● Objective
State only how many lines contain the string "LaTeX".

● Supplied records
*-*-*

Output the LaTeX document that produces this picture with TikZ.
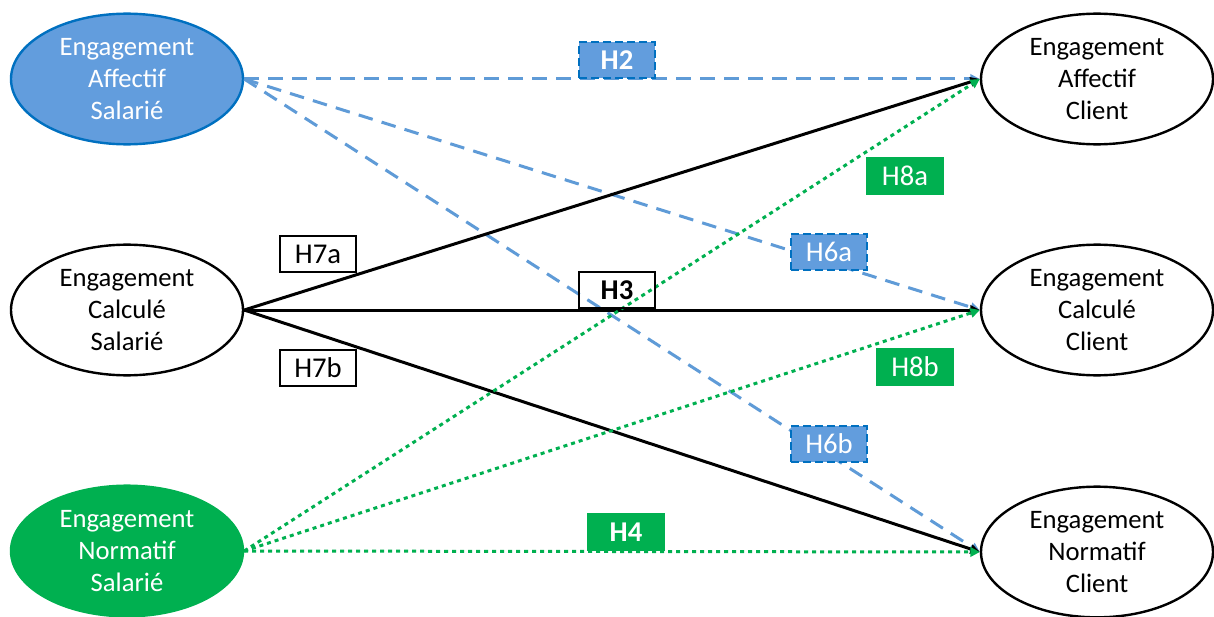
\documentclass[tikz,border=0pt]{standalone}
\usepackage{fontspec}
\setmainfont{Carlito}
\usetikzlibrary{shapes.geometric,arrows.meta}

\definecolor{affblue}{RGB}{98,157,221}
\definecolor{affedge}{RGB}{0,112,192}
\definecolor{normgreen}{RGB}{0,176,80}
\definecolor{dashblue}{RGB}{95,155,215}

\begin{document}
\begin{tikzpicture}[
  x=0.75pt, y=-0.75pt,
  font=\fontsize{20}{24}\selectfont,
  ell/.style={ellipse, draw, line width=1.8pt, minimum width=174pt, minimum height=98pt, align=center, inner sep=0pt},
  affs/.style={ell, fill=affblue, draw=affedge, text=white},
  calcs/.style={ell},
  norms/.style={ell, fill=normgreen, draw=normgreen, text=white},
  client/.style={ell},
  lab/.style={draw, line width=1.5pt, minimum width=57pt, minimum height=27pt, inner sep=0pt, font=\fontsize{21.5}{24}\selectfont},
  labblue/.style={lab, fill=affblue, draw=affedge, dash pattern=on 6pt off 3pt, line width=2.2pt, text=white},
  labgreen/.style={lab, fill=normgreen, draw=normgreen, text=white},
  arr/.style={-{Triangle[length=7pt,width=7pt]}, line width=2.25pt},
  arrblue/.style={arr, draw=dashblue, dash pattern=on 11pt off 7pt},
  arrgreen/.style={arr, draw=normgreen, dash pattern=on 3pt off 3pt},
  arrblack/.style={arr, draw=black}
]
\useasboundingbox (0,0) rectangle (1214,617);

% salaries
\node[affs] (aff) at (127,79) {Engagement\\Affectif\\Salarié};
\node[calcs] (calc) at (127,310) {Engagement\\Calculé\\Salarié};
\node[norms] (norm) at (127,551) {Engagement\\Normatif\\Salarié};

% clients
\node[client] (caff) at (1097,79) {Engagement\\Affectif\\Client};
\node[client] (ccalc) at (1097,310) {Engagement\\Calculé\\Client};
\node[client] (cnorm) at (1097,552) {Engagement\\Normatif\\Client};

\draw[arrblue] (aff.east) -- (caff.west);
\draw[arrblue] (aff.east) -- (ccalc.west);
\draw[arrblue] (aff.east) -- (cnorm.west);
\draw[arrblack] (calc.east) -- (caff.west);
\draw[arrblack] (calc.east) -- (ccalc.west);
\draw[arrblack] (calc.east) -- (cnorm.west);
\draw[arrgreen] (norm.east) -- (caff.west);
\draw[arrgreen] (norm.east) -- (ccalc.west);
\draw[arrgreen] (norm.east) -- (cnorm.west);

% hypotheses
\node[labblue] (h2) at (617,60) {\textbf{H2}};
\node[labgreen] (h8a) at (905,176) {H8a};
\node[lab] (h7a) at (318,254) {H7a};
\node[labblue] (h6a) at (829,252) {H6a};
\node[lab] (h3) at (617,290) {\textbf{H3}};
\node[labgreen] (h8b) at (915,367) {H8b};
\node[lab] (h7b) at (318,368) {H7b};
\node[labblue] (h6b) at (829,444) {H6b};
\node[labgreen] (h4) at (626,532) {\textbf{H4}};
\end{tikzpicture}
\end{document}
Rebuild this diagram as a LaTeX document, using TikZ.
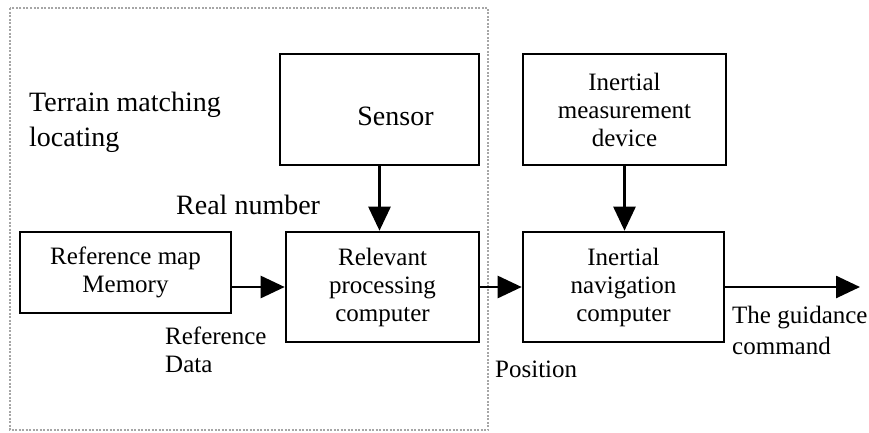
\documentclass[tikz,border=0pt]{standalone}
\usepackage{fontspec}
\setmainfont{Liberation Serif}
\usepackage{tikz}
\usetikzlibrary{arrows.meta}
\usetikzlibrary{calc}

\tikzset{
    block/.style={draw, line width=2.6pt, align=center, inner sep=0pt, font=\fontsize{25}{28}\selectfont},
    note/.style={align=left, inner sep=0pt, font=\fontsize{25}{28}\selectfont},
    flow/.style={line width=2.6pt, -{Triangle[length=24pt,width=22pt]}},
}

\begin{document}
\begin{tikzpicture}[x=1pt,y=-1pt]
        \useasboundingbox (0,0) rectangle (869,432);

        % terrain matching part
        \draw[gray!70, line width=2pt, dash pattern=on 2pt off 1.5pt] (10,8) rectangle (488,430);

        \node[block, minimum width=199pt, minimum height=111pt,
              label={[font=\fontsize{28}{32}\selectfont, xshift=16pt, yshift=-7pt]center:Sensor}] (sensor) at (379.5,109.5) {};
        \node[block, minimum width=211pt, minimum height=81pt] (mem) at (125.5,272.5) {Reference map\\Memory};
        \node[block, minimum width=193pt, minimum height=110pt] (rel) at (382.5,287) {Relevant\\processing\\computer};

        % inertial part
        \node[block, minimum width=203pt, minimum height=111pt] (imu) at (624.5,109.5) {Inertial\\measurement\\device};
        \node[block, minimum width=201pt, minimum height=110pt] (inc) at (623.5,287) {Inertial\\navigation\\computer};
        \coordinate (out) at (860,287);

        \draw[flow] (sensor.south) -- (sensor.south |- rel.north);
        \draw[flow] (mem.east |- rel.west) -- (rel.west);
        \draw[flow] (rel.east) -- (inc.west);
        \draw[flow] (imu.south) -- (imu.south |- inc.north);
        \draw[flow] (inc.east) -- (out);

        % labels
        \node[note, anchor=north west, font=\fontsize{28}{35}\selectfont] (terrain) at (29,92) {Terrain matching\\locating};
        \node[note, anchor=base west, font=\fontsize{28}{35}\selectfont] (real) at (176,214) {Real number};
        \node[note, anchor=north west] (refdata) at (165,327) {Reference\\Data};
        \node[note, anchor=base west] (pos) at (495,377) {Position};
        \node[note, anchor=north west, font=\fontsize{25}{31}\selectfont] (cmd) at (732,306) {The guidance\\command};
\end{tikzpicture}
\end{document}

*-*-*

● Task output
2